Leather saddle is still there,although it has a cut-out in the middle with a "basket weave"(Also leather) in it that has a 2 broken strips...I've had pretty good luck bringing old Brooks saddles back to life,but I'm wondering,worse case scenario,if anyone knows of a place that can do a copy of it...

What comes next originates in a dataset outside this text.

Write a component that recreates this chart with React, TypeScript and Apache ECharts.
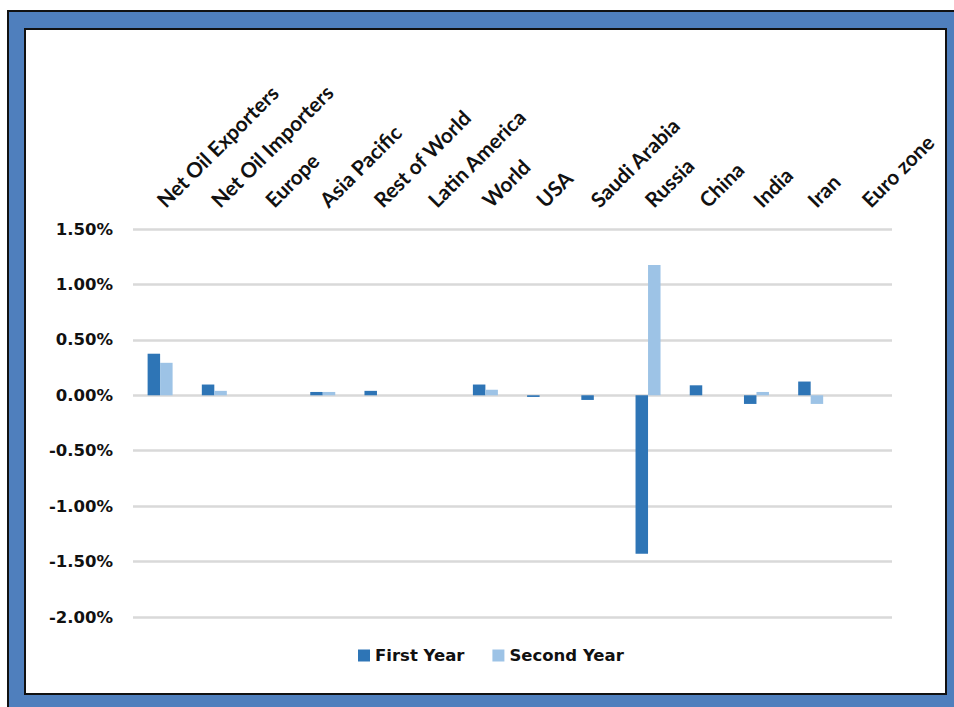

Rims are hickory(?) and I've been told the wheels are in amazing shape other then the need for restoring...Question I've got on these is are they safe to ride on yet??? Geez,they're light!! Got alot of experience riding on some pretty light wieght tubular/rim wheels, (Oh yeah,anyone got some NOS Campy parts they want to get rid of cheap for my Crescent 10-speed??? lol)but am I asking for trouble trying to actually ride this occasionally?? Gotta replace the tires,of course... Does Coker do these,or anyone still for that matter??? Thanks for any input I can get!!! Steve


   RE:RESTORATION TIPS - MISC:   Nickel plating,etc..... posted by MNSmith on 12/31/2002 at 2:55:05 AM
As far as the saddle goes, there are a few people around this country that will restore what you got. Cycle Art comes to mind. www.CyclArt.com

Others, who are knowledgeable in these really old bikes, should be along to answer your other questions.